Steven Schveighoffer schveiguy at yahoo.com
Fri Jun 19 09:09:26 PDT 2009


bearophile Wrote:


> Probably there are ways to solve the situation, using unique or something else, but I think that way leads to C++-style madness (see the ridiculously complex lambdas of the last C++, they look like a joke to me. Those designers have missed the point that the essential purpose of a lambda as used in mostly imperative languages is to simplify code and the like, so having one hundred optional features is bad). Keeping pure functions simple is the key to allow their optimizations.

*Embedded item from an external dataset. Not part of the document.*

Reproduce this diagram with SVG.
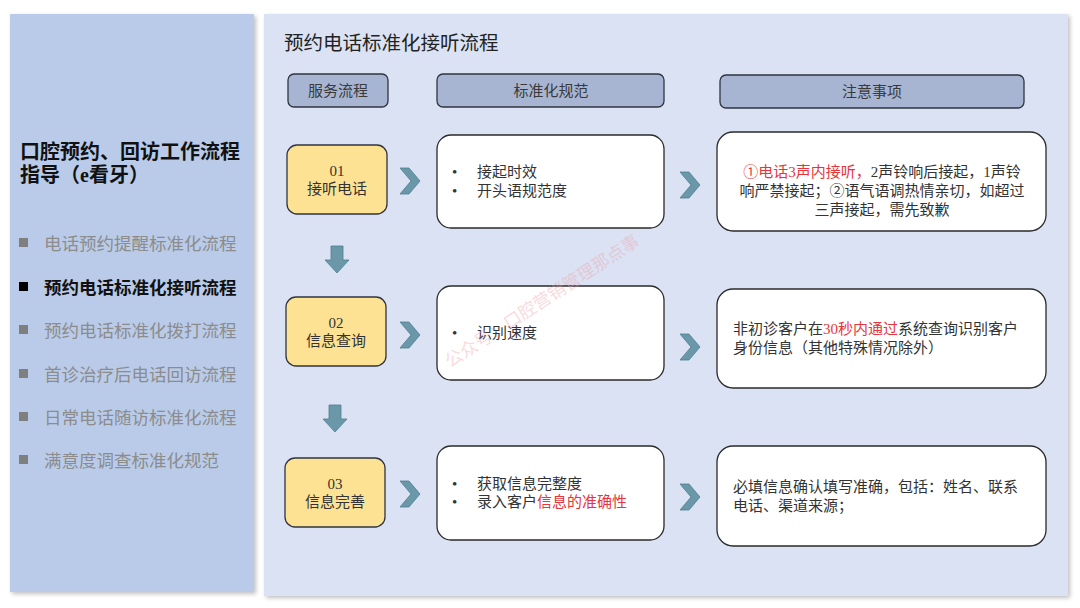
<svg xmlns="http://www.w3.org/2000/svg" width="1080" height="608" viewBox="0 0 1080 608">
<defs>
<style>
text{font-family:"Liberation Serif","Noto Sans CJK SC",serif;}
.hdr{fill:#a7b5d3;stroke:#2f3440;stroke-width:1.3;}
.hdrt{font-size:15px;fill:#3a3a3a;text-anchor:middle;}
.step{fill:#fde293;stroke:#2f3440;stroke-width:1.3;}
.stept{font-size:15px;fill:#333;text-anchor:middle;}
.card{fill:#ffffff;stroke:#2a2a2a;stroke-width:1.3;}
.ct{font-size:15px;fill:#333;}
.red{fill:#e8343a;}
.nav{font-size:17.5px;fill:#8c8c8c;}
.navsq{fill:#7f7f7f;}
.conn{fill:#6a98a8;stroke:#4f7f90;stroke-width:0.8;}
</style>
<filter id="sh" x="-5%" y="-5%" width="110%" height="110%">
<feGaussianBlur in="SourceAlpha" stdDeviation="2"/>
<feOffset dx="2" dy="2"/>
<feComponentTransfer><feFuncA type="linear" slope="0.25"/></feComponentTransfer>
<feMerge><feMergeNode/><feMergeNode in="SourceGraphic"/></feMerge>
</filter>
<path id="chev" d="M0,0 L9,0 L20,13 L9,26 L0,26 L11,13 Z"/>
<path id="down" d="M6,0 L18,0 L18,14 L24,14 L12,27 L0,14 L6,14 Z"/>
</defs>
<rect width="1080" height="608" fill="#ffffff"/>

<g id="left-panel">
<rect x="10" y="14" width="244" height="578" fill="#b9cbe9" filter="url(#sh)"/>
<text x="20" y="159" font-size="20" font-weight="bold" fill="#111">口腔预约、回访工作流程</text>
<text x="20" y="182" font-size="20" font-weight="bold" fill="#111">指导（e看牙）</text>
<rect class="navsq" x="19" y="238" width="9" height="9"/>
<text class="nav" x="44" y="250">电话预约提醒标准化流程</text>
<rect x="19" y="282" width="9" height="9" fill="#000"/>
<text x="44" y="294" font-size="17.5" font-weight="bold" fill="#111">预约电话标准化接听流程</text>
<rect class="navsq" x="19" y="325" width="9" height="9"/>
<text class="nav" x="44" y="337">预约电话标准化拨打流程</text>
<rect class="navsq" x="19" y="369" width="9" height="9"/>
<text class="nav" x="44" y="381">首诊治疗后电话回访流程</text>
<rect class="navsq" x="19" y="412" width="9" height="9"/>
<text class="nav" x="44" y="424">日常电话随访标准化流程</text>
<rect class="navsq" x="19" y="455" width="9" height="9"/>
<text class="nav" x="44" y="467">满意度调查标准化规范</text>
</g>

<g id="main-panel">
<rect x="264" y="14" width="804" height="582" fill="#dae2f3" filter="url(#sh)"/>
<text x="284" y="50" font-size="19.5" fill="#222">预约电话标准化接听流程</text>
</g>

<g id="header-service">
<rect class="hdr" x="288" y="74" width="100" height="33" rx="6"/>
<text class="hdrt" x="338" y="96">服务流程</text>
</g>
<g id="header-standard">
<rect class="hdr" x="437" y="74" width="227" height="33" rx="6"/>
<text class="hdrt" x="551" y="96">标准化规范</text>
</g>
<g id="header-notes">
<rect class="hdr" x="720" y="75" width="304" height="33" rx="6"/>
<text class="hdrt" x="872" y="97">注意事项</text>
</g>

<g id="step-01">
<rect class="step" x="287" y="145" width="100" height="69" rx="10"/>
<text class="stept" x="337" y="176">01</text>
<text class="stept" x="337" y="194">接听电话</text>
</g>
<g id="step-02">
<rect class="step" x="286" y="297" width="100" height="69" rx="10"/>
<text class="stept" x="336" y="328">02</text>
<text class="stept" x="336" y="346">信息查询</text>
</g>
<g id="step-03">
<rect class="step" x="285" y="458" width="100" height="69" rx="10"/>
<text class="stept" x="335" y="489">03</text>
<text class="stept" x="335" y="507">信息完善</text>
</g>

<g id="std-01">
<rect class="card" x="437" y="135" width="227" height="93" rx="14"/>
<text class="ct" x="452" y="177">•</text>
<text class="ct" x="477" y="177">接起时效</text>
<text class="ct" x="452" y="196">•</text>
<text class="ct" x="477" y="196">开头语规范度</text>
</g>
<g id="std-02">
<rect class="card" x="437" y="286" width="227" height="94" rx="14"/>
<text class="ct" x="452" y="338">•</text>
<text class="ct" x="477" y="338">识别速度</text>
</g>
<g id="std-03">
<rect class="card" x="437" y="446" width="227" height="94" rx="14"/>
<text class="ct" x="452" y="489">•</text>
<text class="ct" x="477" y="489">获取信息完整度</text>
<text class="ct" x="452" y="507">•</text>
<text class="ct" x="477" y="507">录入客户<tspan class="red">信息的准确性</tspan></text>
</g>

<g id="note-01">
<rect class="card" x="717" y="132" width="329" height="99" rx="16"/>
<text class="ct" x="882" y="177" text-anchor="middle"><tspan class="red">①电话3声内接听，</tspan>2声铃响后接起，1声铃</text>
<text class="ct" x="882" y="196" text-anchor="middle">响严禁接起；②语气语调热情亲切，如超过</text>
<text class="ct" x="882" y="215" text-anchor="middle">三声接起，需先致歉</text>
</g>
<g id="note-02">
<rect class="card" x="717" y="289" width="329" height="99" rx="16"/>
<text class="ct" x="733" y="334">非初诊客户在<tspan class="red">30秒内通过</tspan>系统查询识别客户</text>
<text class="ct" x="733" y="353">身份信息（其他特殊情况除外）</text>
</g>
<g id="note-03">
<rect class="card" x="717" y="446" width="329" height="100" rx="16"/>
<text class="ct" x="733" y="492">必填信息确认填写准确，包括：姓名、联系</text>
<text class="ct" x="733" y="511">电话、渠道来源；</text>
</g>

<g id="connectors">
<use href="#chev" class="conn" x="400" y="168"/>
<use href="#chev" class="conn" x="400" y="322"/>
<use href="#chev" class="conn" x="400" y="481"/>
<use href="#chev" class="conn" x="680" y="172"/>
<use href="#chev" class="conn" x="680" y="334"/>
<use href="#chev" class="conn" x="680" y="484"/>
<use href="#down" class="conn" x="325" y="246"/>
<use href="#down" class="conn" x="323" y="405"/>
</g>

<text x="0" y="0" font-size="17.5" fill="#f0a0a8" fill-opacity="0.4" transform="translate(450,368) rotate(-33)" font-family="Noto Sans CJK SC, sans-serif">公众号：口腔营销管理那点事</text>
</svg>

Such complexity is necessary when you are trying to encapsulate functional benefits with imperative style.  I happen to think we need unique for const/multithreading anyways, why not extend that to help pure functions be modularized?

> 
> To solve your problem you can change your function fill() to restore its purity (code untested):

Yes, I thought of that solution.  I intentionally did not write the code that way to illustrate the point I was trying to make.  I'm expecting the reader to envision larger examples where it's not as convenient to change the modularization point, especially with previously existing functions that are hard to rewrite.  Consider that you can't sort an array you create in a pure function without rewriting sort as a pure function!

> Or you can just accept to not mark fill(), f() and g() as pure.

fill cannot be pure, because it is only contextually pure (pure when called from a pure function).

I'm not saying there is an easy solution, but the problems are not completely solved by the current methodology.

If they can be solved, I think D will be in a class of it's own.